The goal is to fill the advisory body with technical experts, not political appointees or people representing special interests. A bill amendment reviewed Saturday addressed the makeup of the commission by barring people who have been lobbyists within the two previous years and requiring members to have a background in school finance, taxation or economics.
Commission members also must “generally reflect the geographic distribution of the state.”
What are the commission’s duties?
SB543 lays out a number of responsibilities, including guiding school districts and the Nevada Department of Education through the implementation of the new student-centered funding plan. It also gives the commission the responsibility of reviewing and recommending the statewide base per pupil funding, the adjusted base per pupil funding for school districts and the multipliers of weighted funding for various categories of students.
Additionally, the commission could recommend adding or eliminating a category of weighted funding.
“Recommend” is the key word in all of that. Those aren’t binding powers. The commission would bring its recommendations to the Legislative Committee on Education before ultimately sending them to the governor and Legislature.
But the commission does have the authority to make some determinations regarding cost adjustment factors (related to cost of living and cost of labor in various districts), additional funding for necessarily small schools, and equity adjustments for small districts.
In other words, the commission would decide some of the underlying calculations of the formula, but it would only recommend the base per-pupil and weighted funding amounts based on the available budget.
But what would the actual weights be?
SB543 proposes weighted funding for the following categories of students: those learning English as a second language (English language learners), those living in low-income households (at-risk), those who have a disability (special education) and those who are gifted and talented. So-called weighted funding would send extra state dollars to those students on top of the base per-pupil amount.
Last year, a consulting team that studied Nevada’s school finance system recommended weights of .50 for English language learners, .30 for at-risk students, 1.1 for special-education students and .05 for gifted and talented students. In practical terms, that means an English language learner would receive an additional 50 percent of the base per-pupil amount to help schools pay for the extra support he or she needs.
But fully implementing those weights would cost more than $1 billion — money the state doesn’t have right now. The bill doesn’t include specific weights or base funding targets, officials said, because including them but not being able to fund them could put the state in legal jeopardy.
Instead, those recommended weights are considered aspirational targets, which the state could move toward over time as funding levels increase. Per the proposed bill, weighted funding would never be lower than the prior year. The commission would monitor that as it recommends funding levels.
How soon would the Commission on School Finance form?
If SB543 passes the Legislature and is signed into law, the commission would be required to hold its first meeting on or before Oct. 1. There’s no set number of times the commission would meet each year, although the bill notes that the group should meet as many times “as necessary” to accomplish its tasks. It also would be subject to the Nevada Open Meeting Law.

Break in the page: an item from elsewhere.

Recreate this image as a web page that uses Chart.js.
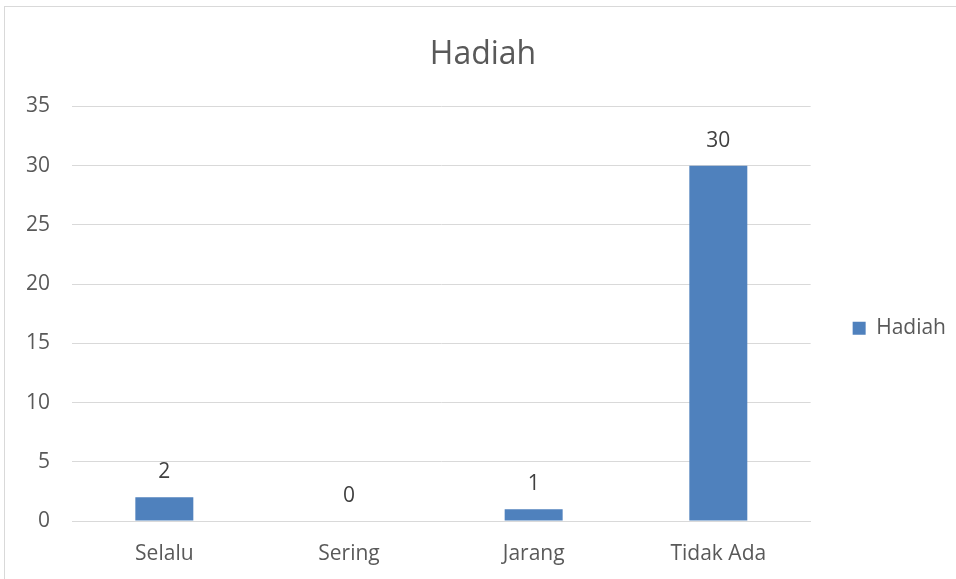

Is any of this set in stone?
No. The bill could face more amendments during its journey, and those amendments could tweak aspects of the Commission on School Finance. For instance, one question that surfaced during the bill hearing last week was how to remove a commission member if need be. That’s an amendment under consideration.
Sen. Mo Denis, who chairs the Senate Education Committee and has spearheaded the funding formula overhaul, said he expects most amendments to be technical in nature.